In 2019 was designated as a Universal Spaniard by the Independent Foundation. This award honours the career of Ignacio Galán, an engineer and prominent manager who has been leading companies in industrial and technological sectors (such as telecommunications, aeronautics and energy) in which he has profoundly changed their profile, reflecting his vision of the future and his ability to anticipate the new needs of society.

In 2019 he also received the National Innovation and Design Award 2019, in the category of Innovative Career, awarded by the Ministry of Science, Innovation and Universities, the León Award from El Español for Best Business Management 2019, was selected among the five best CEOs in the world in the 2019 Harvard Business Review ranking and was recognised as one of the 10 most influential CEOs in the world in the fight against climate change, according to Bloomberg.

That same year he was also recognised among the top five CEOs in the world in the Harvard Business Review's 2019 annual ranking.

In 2020 he won the Alfonso de Salas Award for Economic Personality of the Year, awarded by the newspaper elEconomista, the Management Leadership Award by the Spanish Association for Quality (AEC), the Honour Award of the VII Awards for the Best Executive of Castilla y León, organised by Castilla y León Económica, the Forinvest 2020 Award for professional career21 and the National Innovation and Design Award for Innovative Career, awarded by the Ministry of Science, Innovation and Universities.
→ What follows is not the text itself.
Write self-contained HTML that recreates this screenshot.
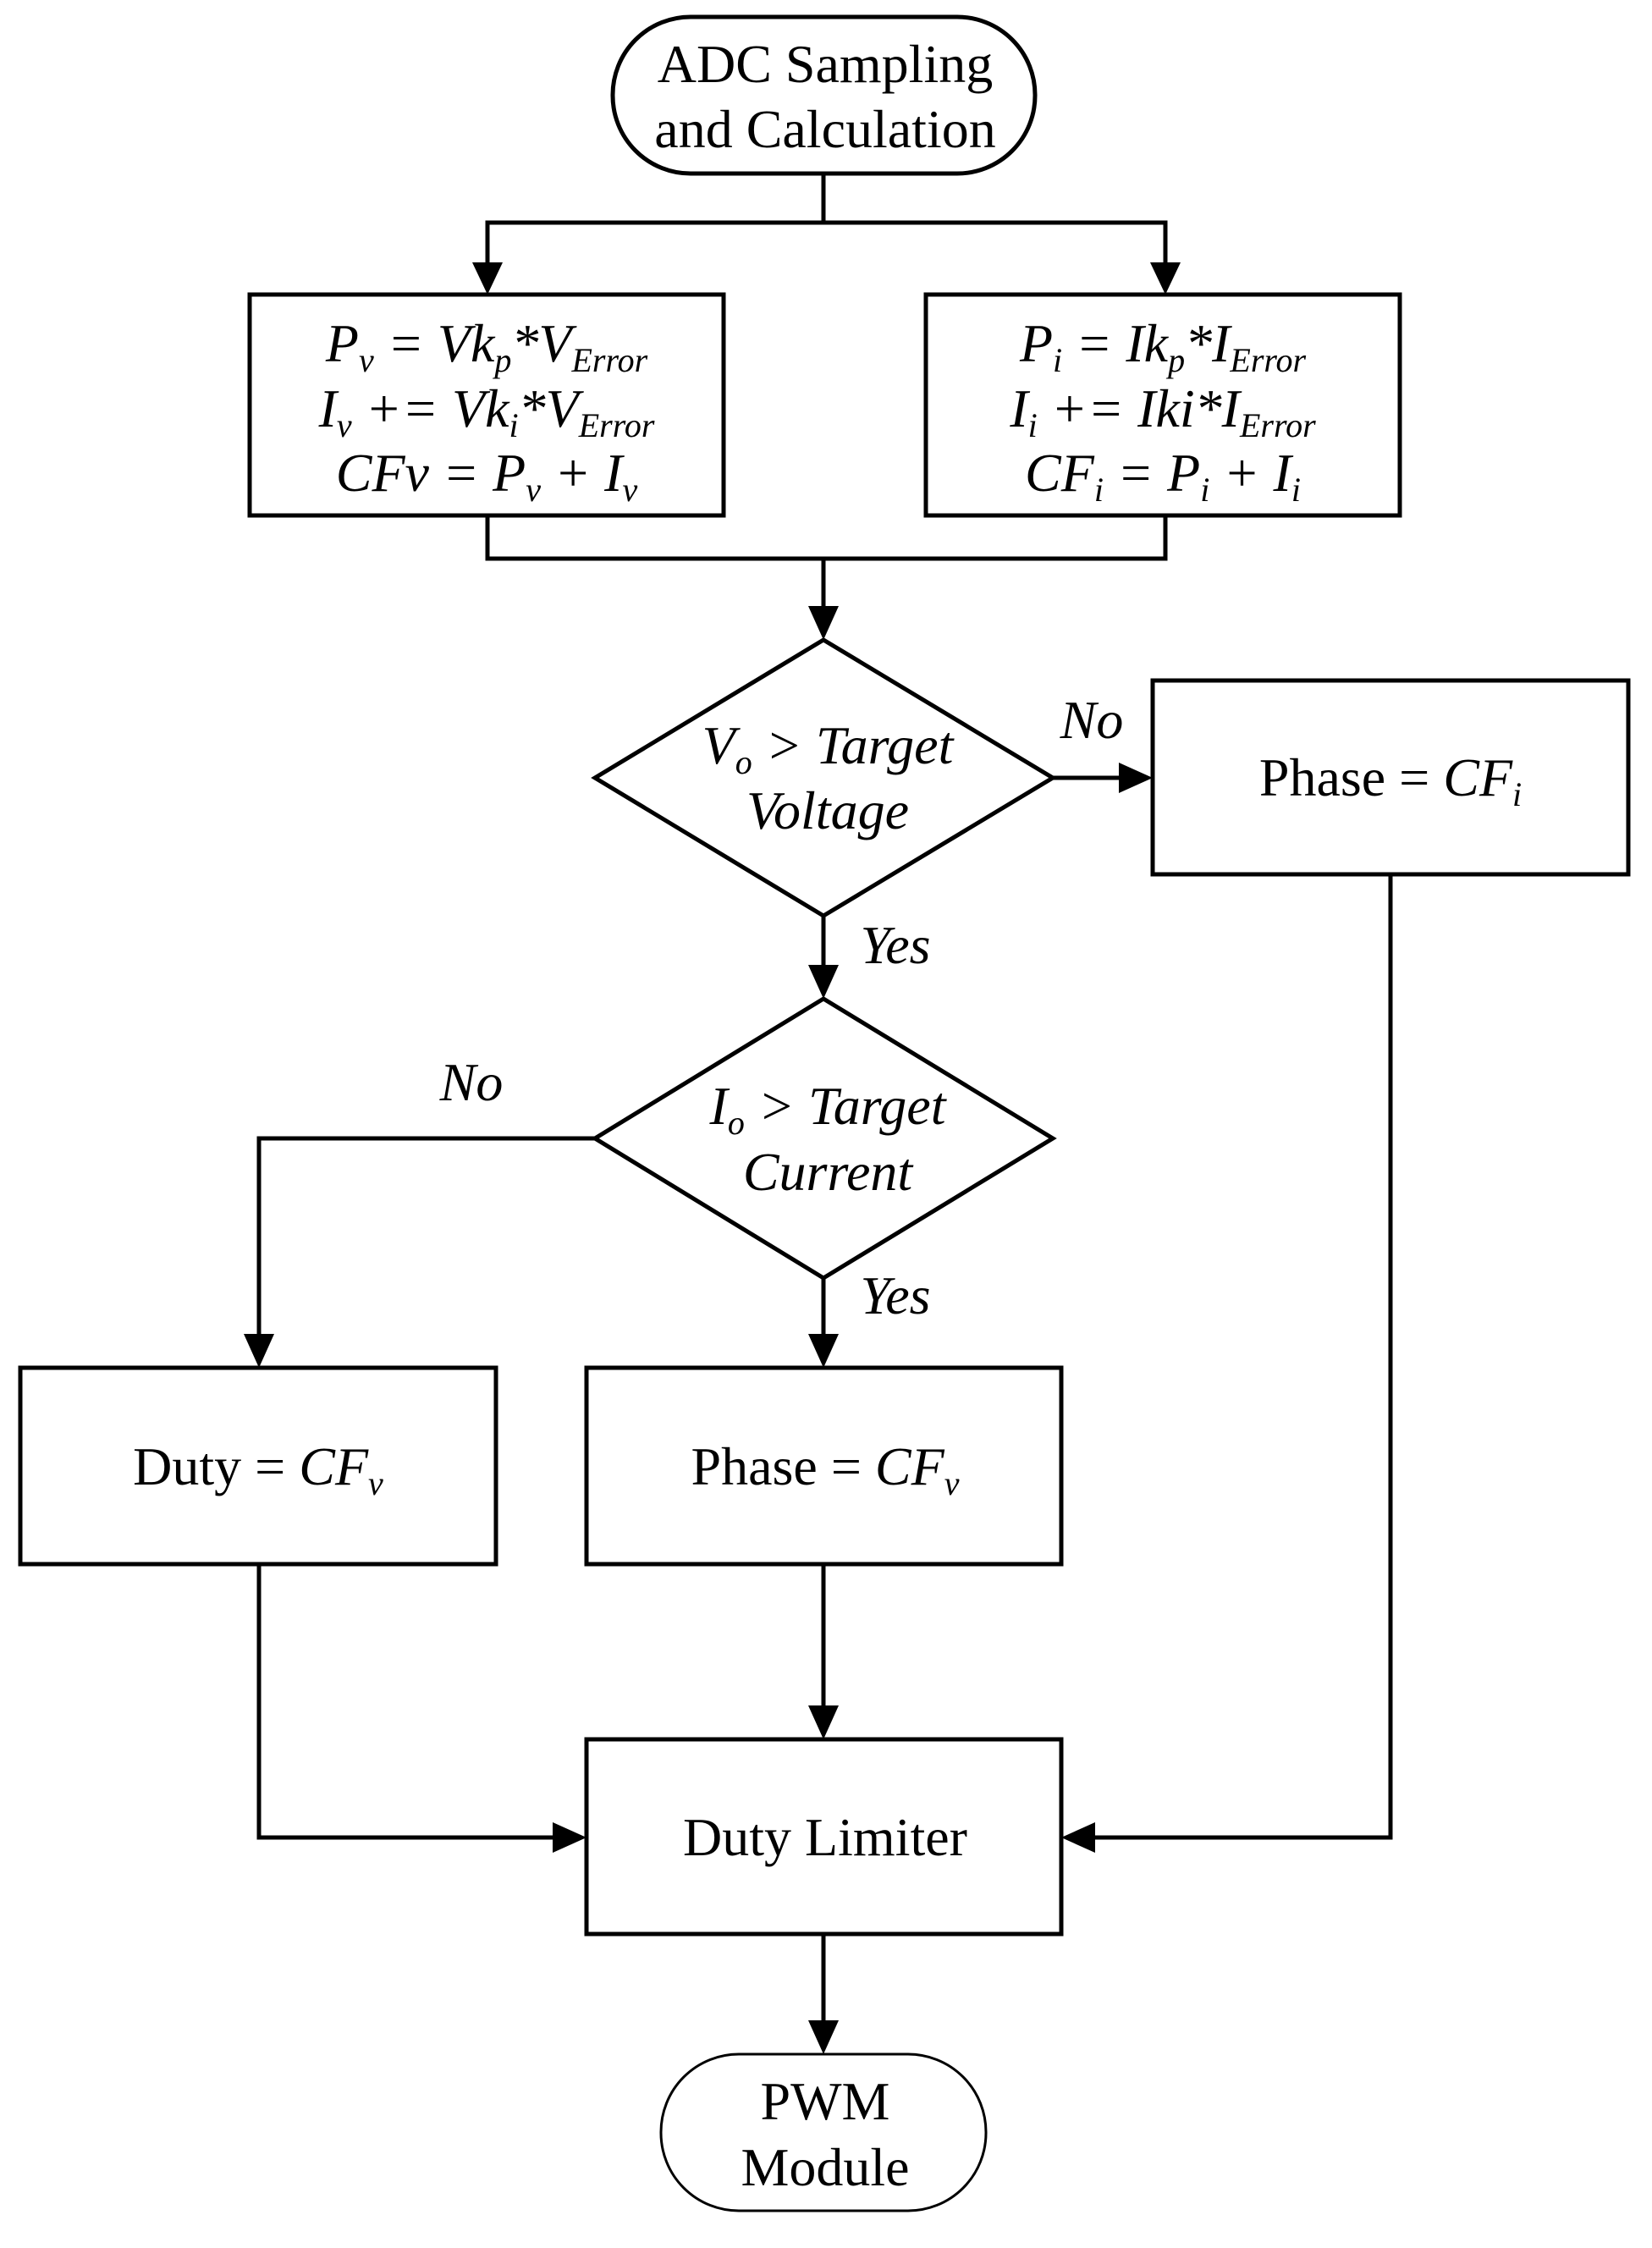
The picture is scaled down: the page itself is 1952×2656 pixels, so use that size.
<!DOCTYPE html>
<html><head><meta charset="utf-8"><style>
html,body{margin:0;padding:0;background:#fff;}
svg{display:block;}
text{font-family:"Liberation Serif",serif;font-size:64px;fill:#000;}
.i{font-style:italic;}
</style></head><body>
<svg width="1952" height="2656" viewBox="0 0 1952 2656" xmlns="http://www.w3.org/2000/svg">
<g fill="none" stroke="#000" stroke-width="5">
<rect x="724" y="20" width="499" height="185" rx="92" ry="92"/>
<rect x="295" y="348" width="560" height="261"/>
<rect x="1094" y="348" width="560" height="261"/>
<polygon points="973,756 1244,919 973,1082 703,919"/>
<rect x="1362" y="804" width="562" height="229"/>
<polygon points="973,1180 1244,1345 973,1510 703,1345"/>
<rect x="24" y="1616" width="562" height="232"/>
<rect x="693" y="1616" width="561" height="232"/>
<rect x="693" y="2055" width="561" height="230"/>
<rect x="781" y="2427" width="384" height="185" rx="92" ry="92" stroke-width="3"/>
<polyline points="973,205 973,263"/>
<polyline points="576,310 576,263 1377,263 1377,310"/>
<polyline points="576,609 576,660 1377,660 1377,609"/>
<polyline points="973,660 973,716"/>
<polyline points="1244,919 1322,919"/>
<polyline points="973,1082 973,1140"/>
<polyline points="703,1345 306,1345 306,1576"/>
<polyline points="973,1510 973,1576"/>
<polyline points="973,1848 973,2015"/>
<polyline points="306,1848 306,2171 653,2171"/>
<polyline points="1643,1033 1643,2171 1294,2171"/>
<polyline points="973,2285 973,2387"/>
</g>
<g fill="#000">
<polygon points="558,310 594,310 576,348"/>
<polygon points="1359,310 1395,310 1377,348"/>
<polygon points="955,716 991,716 973,756"/>
<polygon points="1322,901 1322,937 1362,919"/>
<polygon points="955,1140 991,1140 973,1180"/>
<polygon points="288,1576 324,1576 306,1616"/>
<polygon points="955,1576 991,1576 973,1616"/>
<polygon points="955,2015 991,2015 973,2055"/>
<polygon points="653,2153 653,2189 693,2171"/>
<polygon points="1294,2153 1294,2189 1254,2171"/>
<polygon points="955,2387 991,2387 973,2427"/>
</g>
<g text-anchor="middle">
<text x="975" y="97">ADC Sampling</text>
<text x="975" y="174">and Calculation</text>

<text x="575" y="427" class="i">P<tspan font-size="40" dy="12">v</tspan><tspan dy="-12"> = Vk</tspan><tspan font-size="40" dy="12">p</tspan><tspan dy="-12">*V</tspan><tspan font-size="40" dy="12">Error</tspan></text>
<text x="575" y="504" class="i">I<tspan font-size="40" dy="12">v</tspan><tspan dy="-12"> += Vk</tspan><tspan font-size="40" dy="12">i</tspan><tspan dy="-12">*V</tspan><tspan font-size="40" dy="12">Error</tspan></text>
<text x="575" y="580" class="i">CFv = P<tspan font-size="40" dy="12">v</tspan><tspan dy="-12"> + I</tspan><tspan font-size="40" dy="12">v</tspan></text>

<text x="1374" y="427" class="i">P<tspan font-size="40" dy="12">i</tspan><tspan dy="-12"> = Ik</tspan><tspan font-size="40" dy="12">p</tspan><tspan dy="-12">*I</tspan><tspan font-size="40" dy="12">Error</tspan></text>
<text x="1374" y="504" class="i">I<tspan font-size="40" dy="12">i</tspan><tspan dy="-12"> += Iki*I</tspan><tspan font-size="40" dy="12">Error</tspan></text>
<text x="1374" y="580" class="i">CF<tspan font-size="40" dy="12">i</tspan><tspan dy="-12"> = P</tspan><tspan font-size="40" dy="12">i</tspan><tspan dy="-12"> + I</tspan><tspan font-size="40" dy="12">i</tspan></text>

<text x="978" y="902" class="i">V<tspan font-size="40" dy="12">o</tspan><tspan dy="-12"> &gt; Target</tspan></text>
<text x="978" y="979" class="i">Voltage</text>
<text x="1643" y="940">Phase = <tspan class="i">CF</tspan><tspan class="i" font-size="40" dy="12">i</tspan></text>
<text x="1290" y="872" class="i">No</text>
<text x="1058" y="1138" class="i">Yes</text>

<text x="978" y="1328" class="i">I<tspan font-size="40" dy="12">o</tspan><tspan dy="-12"> &gt; Target</tspan></text>
<text x="978" y="1406" class="i">Current</text>
<text x="557" y="1300" class="i">No</text>
<text x="1058" y="1552" class="i">Yes</text>

<text x="305" y="1754">Duty = <tspan class="i">CF</tspan><tspan class="i" font-size="40" dy="12">v</tspan></text>
<text x="975" y="1754">Phase = <tspan class="i">CF</tspan><tspan class="i" font-size="40" dy="12">v</tspan></text>
<text x="975" y="2192">Duty Limiter</text>
<text x="975" y="2504">PWM</text>
<text x="975" y="2582">Module</text>
</g>
</svg>
</body></html>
In 2023, Ignacio Galán has been awarded the inaugural Foreign Policy Association's ESG Leadership Award during their annual dinner at New York's Harvard Club. The award recognizes business leaders who have shown a strong commitment to incorporating ESG (Environmental, Social, and Governance) principles into their business strategies. Governor George Pataki, New York's former governor, presented the award, commending Galán's visionary approach and social responsibility in leading Iberdrola's growth and advancements in renewable energy. Galán highlighted Iberdrola's ongoing commitment to ESG principles, emphasizing the compatibility of decarbonization and value creation. The event also honored General Mark Milley, the Chairman of the Joint Chiefs of Staff, and Joaquin Duato, Chairman & CEO of Johnson & Johnson, for their notable contributions. Galan also received the Business Leadership in Energy Transition 2023 Award from the Energy Newspaper.

In 2023 Ignacio Galán has been included by Time into the first TIME100 Climate list, recognizing the 100 most innovative leaders driving business climate action.

In June 2025, Ignacio Galán received the Business Person of the Year award from UPF – Barcelona School of Management, in recognition of his business career and his leadership in the energy transformation process.

In October 2025, Galán was recognized as the Best Chief Executive of the European utilities sector at the Extel Europe & Emerging EMEA Equities Awards, honors that acknowledge excellence in management and investor relations within the European business sphere.

In October 2025, Mr. Galan also received in Qatar the Al-Attiya International Energy Award, recognising his Lifetime Achievement in Renewable Energy.